Science-Based Targets initiative (SBTi) 2024 Standard: Tightened approval criteria for corporate net-zero targets. 2024 updates require: (1) company-wide absolute emissions reduction of 90%+ by 2050 (not 80% prior), (2) renewable electricity minimum 75% by 2030, (3) energy efficiency improvements 2.5% annually, (4) scope 3 (supply chain) emissions reduction targets for most industries. These tighter standards increase renewable procurement requirements by 20-30% compared to prior SBTi approvals.

Barriers to Renewable Procurement and Solutions

Grid Location Constraints: High-quality renewable resources (strong wind corridors, high-insolation areas) often geographically distant from industrial facilities. Solution: virtual PPAs enable energy procurement from optimal locations with financial settlement at corporate headquarters. Cost premium: 1-3% vs. local generation, but enables 50-80% greater renewable capacity access.

Transmission Congestion: Some regions (Southern California, Northeast US) experience transmission congestion limiting renewable integration. Solution: battery storage facilities (4-hour battery packs) store renewable generation during low-demand periods, dispatch during peak demand and grid congestion. Cost: $100-150/kWh installed, payback 5-8 years through avoided transmission costs and frequency regulation revenue.

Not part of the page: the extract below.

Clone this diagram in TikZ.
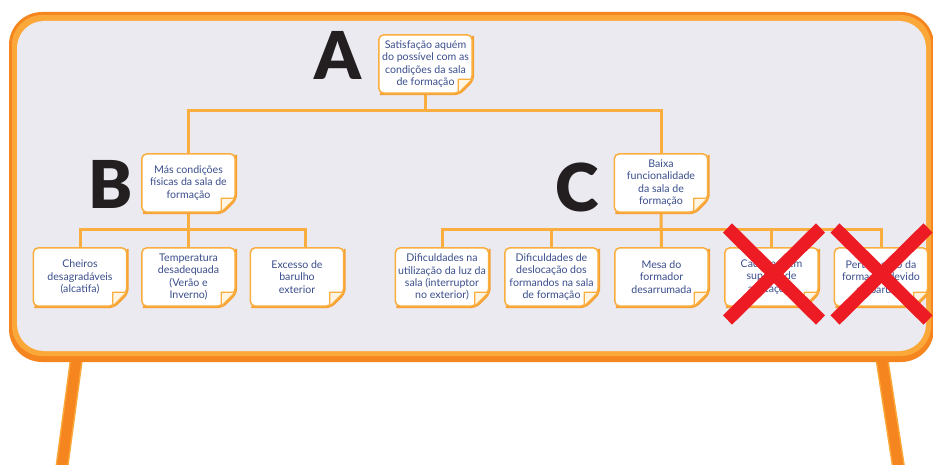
\documentclass[tikz,border=0pt]{standalone}
\usepackage{fontspec}
\setmainfont{Lato}
\newfontfamily\heavyfont{Lato}[UprightFont={* Black}]
\definecolor{boarddark}{HTML}{F5861F}
\definecolor{boardlight}{HTML}{FBA83B}
\definecolor{boardfill}{HTML}{EAEAF0}
\definecolor{noteorange}{HTML}{F9AE3F}
\definecolor{noteshadow}{HTML}{F7A033}
\definecolor{flapfill}{HTML}{FFF5E3}
\definecolor{notetext}{HTML}{3B4E8C}
\definecolor{crossred}{HTML}{ED1C24}
\definecolor{lettercol}{HTML}{231F20}
\pgfdeclarelayer{board}
\pgfdeclarelayer{notes}
\pgfsetlayers{board,notes,main}
\tikzset{
  note/.style={minimum width=93pt, minimum height=58pt,
    inner sep=0pt, align=center, text=notetext,
    font=\fontsize{10.6}{12.2}\selectfont},
  conn/.style={draw=noteorange, line width=3pt},
  bigletter/.style={text=lettercol, font=\heavyfont\fontsize{66}{66}\selectfont, inner sep=0pt},
  cross/.style={draw=crossred, line width=13pt},
  leg/.style={draw=boardlight, line width=13pt},
  legcore/.style={draw=boarddark, line width=10pt}
}
\begin{document}
\begin{tikzpicture}[x=1pt, y=-1pt]
\useasboundingbox (0,0) rectangle (933,465);

% sticky notes (text only; paper drawn below on its own layer)
\node[note] (a)  at (425.5,64) {Satisfação aquém\\do possível com as\\condições da sala\\de formação};
\node[note] (b)  at (188.5,183) {Más condições\\físicas da sala de\\formação};
\node[note] (c)  at (661,183) {Baixa\\funcionalidade\\da sala de\\formação};
\node[note] (b1) at (80,277) {Cheiros\\desagradáveis\\(alcatifa)};
\node[note] (b2) at (188.5,277) {Temperatura\\desadequada\\(Verão e\\Inverno)};
\node[note] (b3) at (297,277) {Excesso de\\barulho\\exterior};
\node[note] (c1) at (442,277) {Dificuldades na\\utilização da luz da\\sala (interruptor\\no exterior)};
\node[note] (c2) at (551.5,277) {Dificuldades de\\deslocação dos\\formandos na sala\\de formação};
\node[note] (c3) at (661.5,277) {Mesa do\\formador\\desarrumada};
\node[note] (c4) at (771.5,277) {Cadeiras sem\\suporte de\\anotações};
\node[note] (c5) at (881,277) {Perturbação da\\formação devido\\ao barulho};

% big level letters
\node[bigletter] (la) at (337.5,55) {A};
\node[bigletter] (lb) at (110.5,184) {B};
\node[bigletter] (lc) at (577,187) {C};

% board, legs and connectors
\begin{pgfonlayer}{board}
  \draw[leg] (79,340) -- (61.5,470);
  \draw[legcore] (79,340) -- (61.5,470);
  \draw[leg] (879,340) -- (899,470);
  \draw[legcore] (879,340) -- (899,470);
  \fill[boarddark, rounded corners=33pt] (9,12) rectangle (934,362);
  \fill[boardlight, rounded corners=30pt] (12,15) rectangle (931,356);
  \fill[boardfill, rounded corners=27pt] (17,21) rectangle (926,351);

  \coordinate (aj) at (425.5,111);
  \coordinate (bj) at (188.5,229);
  \coordinate (cj) at (661,229);
  \coordinate (b3top) at ([xshift=8pt]b3.north);
  \draw[conn] (a.south) -- (aj);
  \draw[conn] (b.north) -- (b.north |- aj) -- (c.north |- aj) -- (c.north);
  \draw[conn] (b.south) -- (bj);
  \draw[conn] (b1.north) -- (b1.north |- bj) -- (b3top |- bj) -- (b3top);
  \draw[conn] (b2.north) -- (bj);
  \draw[conn] (c.south) -- (c3.north);
  \draw[conn] (c1.north) -- (c1.north |- cj) -- (c5.north |- cj) -- (c5.north);
  \draw[conn] (c2.north) -- (c2.north |- cj);
  \draw[conn] (c4.north) -- (c4.north |- cj);
\end{pgfonlayer}

% paper of each note with its folded corner
\begin{pgfonlayer}{notes}
  \foreach \n in {a,b,c,b1,b2,b3,c1,c2,c3,c4,c5}{
    \draw[noteshadow, line width=2pt, rounded corners=5pt]
      ([xshift=1pt,yshift=-1pt]\n.north east) -- ([xshift=1pt,yshift=13pt]\n.south east)
      -- ([xshift=-13pt,yshift=-1pt]\n.south east) -- ([xshift=1pt,yshift=-1pt]\n.south west);
    \filldraw[fill=white, draw=noteorange, line width=1.5pt, rounded corners=5pt]
      (\n.south west) -- (\n.north west) -- (\n.north east)
      -- ([yshift=14pt]\n.south east) -- ([xshift=-14pt]\n.south east) -- cycle;
    \filldraw[fill=flapfill, draw=noteorange, line width=1.2pt, line join=round]
      ([yshift=14pt]\n.south east) -- ([xshift=-14pt,yshift=14pt]\n.south east)
      -- ([xshift=-14pt]\n.south east) -- cycle;
  }
\end{pgfonlayer}

% crossed-out causes
\draw[cross] ([xshift=-44pt,yshift=49pt]c4.center) -- ([xshift=49pt,yshift=-43pt]c4.center);
\draw[cross] ([xshift=49pt,yshift=49pt]c4.center) -- ([xshift=-44pt,yshift=-43pt]c4.center);
\draw[cross] ([xshift=-46pt,yshift=49pt]c5.center) -- ([xshift=47pt,yshift=-43pt]c5.center);
\draw[cross] ([xshift=47pt,yshift=49pt]c5.center) -- ([xshift=-46pt,yshift=-43pt]c5.center);
\end{tikzpicture}
\end{document}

New battery PPAs (emerging market) bundle renewable generation with storage at blended cost $0.055-0.075/kWh.

Intermittency and 24/7 Carbon-Free Energy Goal: Solar/wind inherent variability creates challenges for continuous operations. Solution: multi-source renewable portfolio (wind + solar reduces simultaneous low-generation probability), hybrid fossil-renewable systems (natural gas plants operate during solar/wind lows), or demand flexibility (schedule discretionary loads during renewable generation peaks). Google's 24/7 carbon-free electricity research targets carbon-free operations every hour of every day by 2030, requiring integrated optimization across diverse renewable sources and storage.

Upfront PPA Negotiation Costs: Major PPAs require legal, financial, and technical due diligence costing $200-500K per agreement. Solution: standardized PPA templates (NAPAWF, SIFCA models) reduce negotiation complexity and cost. Consortium procurement (multiple companies jointly procure renewable capacity) amortizes transaction costs across participants, reducing per-company cost to $20-50K.

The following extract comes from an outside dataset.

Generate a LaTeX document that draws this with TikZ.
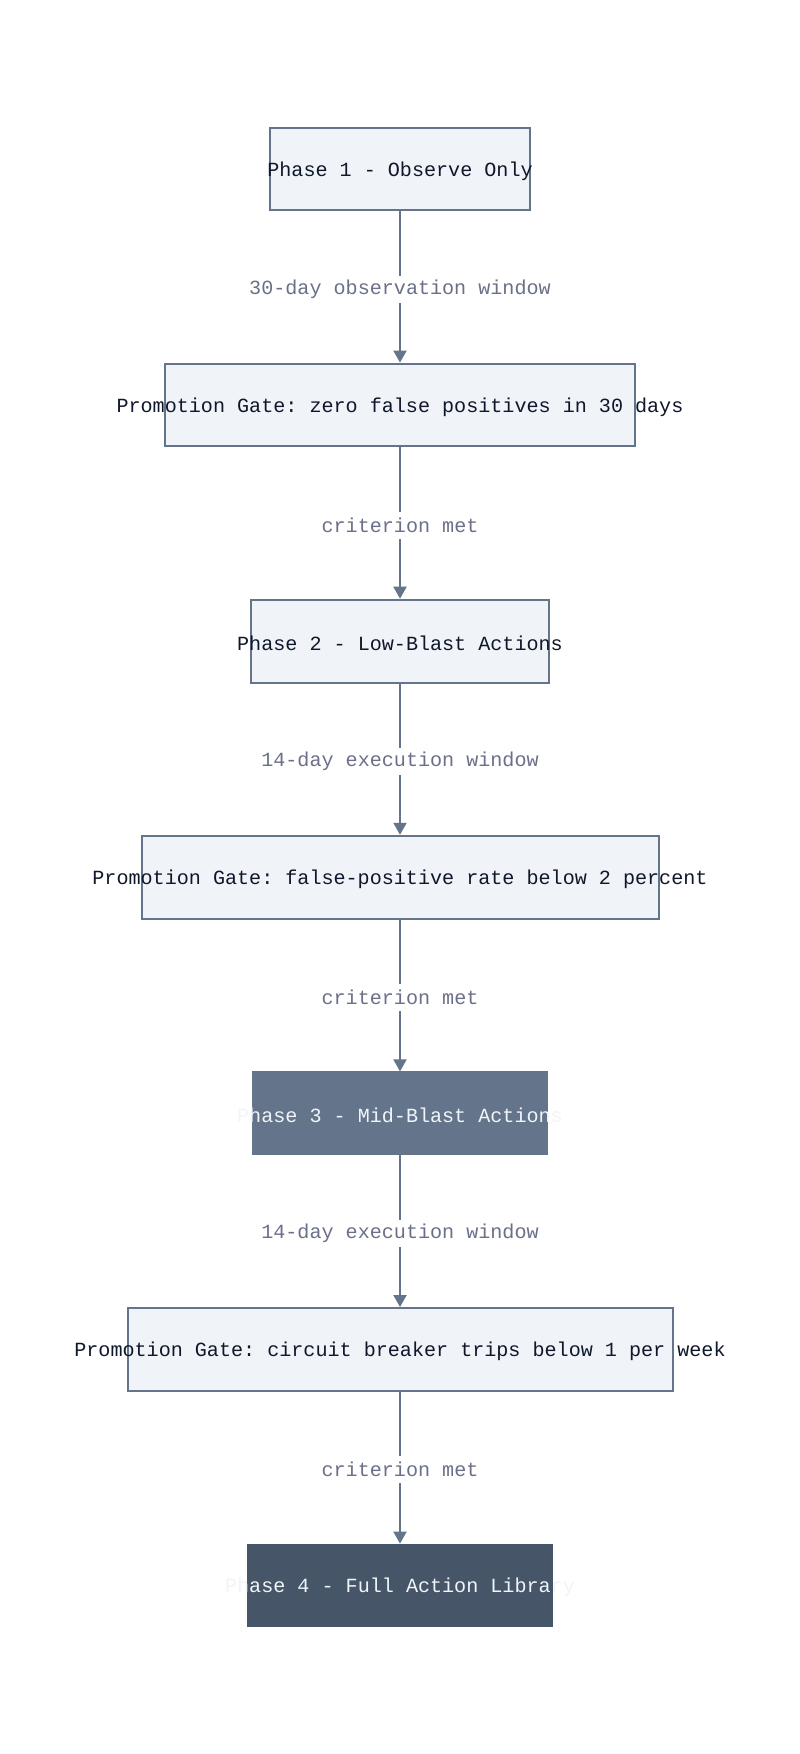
\documentclass[tikz,border=0pt]{standalone}
\usepackage{fontspec}
\setmonofont{Liberation Mono}
\usetikzlibrary{arrows.meta}
\definecolor{boxfill}{HTML}{F0F3F8}
\definecolor{slate}{HTML}{64748B}
\definecolor{darkslate}{HTML}{475569}
\definecolor{labelc}{HTML}{6B7088}
\definecolor{textc}{HTML}{0F172A}
\definecolor{lighttext}{HTML}{F1F5F9}
\newcommand{\boxtext}[1]{\makebox[0pt]{\raisebox{-2pt}[\height][\depth]{#1}}}
\tikzset{
  base/.style={rectangle, inner sep=0pt, minimum height=82.8pt, font=\ttfamily\fontsize{20.1}{24}\selectfont},
  lightbox/.style={base, draw=slate, line width=2pt, fill=boxfill, text=textc},
  midbox/.style={base, fill=slate, draw=slate, line width=1pt, text=lighttext},
  darkbox/.style={base, fill=darkslate, draw=darkslate, line width=1pt, text=lighttext},
  conn/.style={draw=slate, line width=2pt, -{Triangle[width=13pt,length=12pt]}},
  lbl/.style={fill=white, inner xsep=1pt, inner ysep=0pt, minimum height=27pt, yshift=-2pt, text=labelc, font=\ttfamily\fontsize{20.1}{24}\selectfont}
}
\begin{document}
\begin{tikzpicture}[x=1pt,y=-1pt]
\useasboundingbox (0,0) rectangle (800,1754);
\fill[white] (0,0) rectangle (800,1754);
\node[lightbox, minimum width=259.6pt] (p1) at (400,169) {\boxtext{Phase 1 - Observe Only}};
\node[lightbox, minimum width=470pt] (g1) at (400,405) {\boxtext{Promotion Gate: zero false positives in 30 days}};
\node[lightbox, minimum width=298.8pt] (p2) at (400,641.1) {\boxtext{Phase 2 - Low-Blast Actions}};
\node[lightbox, minimum width=517pt] (g2) at (400,877.2) {\boxtext{Promotion Gate: false-positive rate below 2 percent}};
\node[midbox, minimum width=295.4pt] (p3) at (400,1113.3) {\boxtext{Phase 3 - Mid-Blast Actions}};
\node[lightbox, minimum width=545pt] (g3) at (400,1349.4) {\boxtext{Promotion Gate: circuit breaker trips below 1 per week}};
\node[darkbox, minimum width=305.5pt] (p4) at (400,1585.5) {\boxtext{Phase 4 - Full Action Library}};
\draw[conn] (p1) -- node[lbl] (l1) {30-day observation window} (g1);
\draw[conn] (g1) -- node[lbl] (l2) {criterion met} (p2);
\draw[conn] (p2) -- node[lbl] (l3) {14-day execution window} (g2);
\draw[conn] (g2) -- node[lbl] (l4) {criterion met} (p3);
\draw[conn] (p3) -- node[lbl] (l5) {14-day execution window} (g3);
\draw[conn] (g3) -- node[lbl] (l6) {criterion met} (p4);
\end{tikzpicture}
\end{document}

Emissions Tracking Technology

Corporate emissions monitoring increasingly leverages software platforms integrated with utility billing systems, renewable generation data, and carbon accounting standards. Leading platforms (Watershed, Normative, Persefoni) enable real-time Scope 1, 2, 3 emissions tracking, scenario modeling, and regulatory reporting. Cost: $50-200K annually for large corporations, payback through 10-30 basis points reduction in cost of capital (lower ESG risk premium). Integration with smart meters and IoT devices enables hourly emissions tracking vs. annual utility bill estimates, improving ESG reporting accuracy and identifying cost reduction opportunities.

Conclusion

ESG goals represent fundamental corporate strategy requiring energy procurement as the primary lever for environmental target achievement. Renewable PPAs provide cost-effective renewable electricity (typically 30-50% below utility tariffs), enable substantial Scope 2 emissions reductions (75-100% possible), and support investor relations, talent attraction, and supply chain collaboration objectives. Companies achieving 100% renewable energy procurement in 2024-2026 position themselves competitively for capital access, talent recruitment, and customer contracts increasingly influenced by ESG performance. Strategic energy procurement decisions made today directly determine corporate ESG outcomes through 2035-2050, making this a critical governance priority.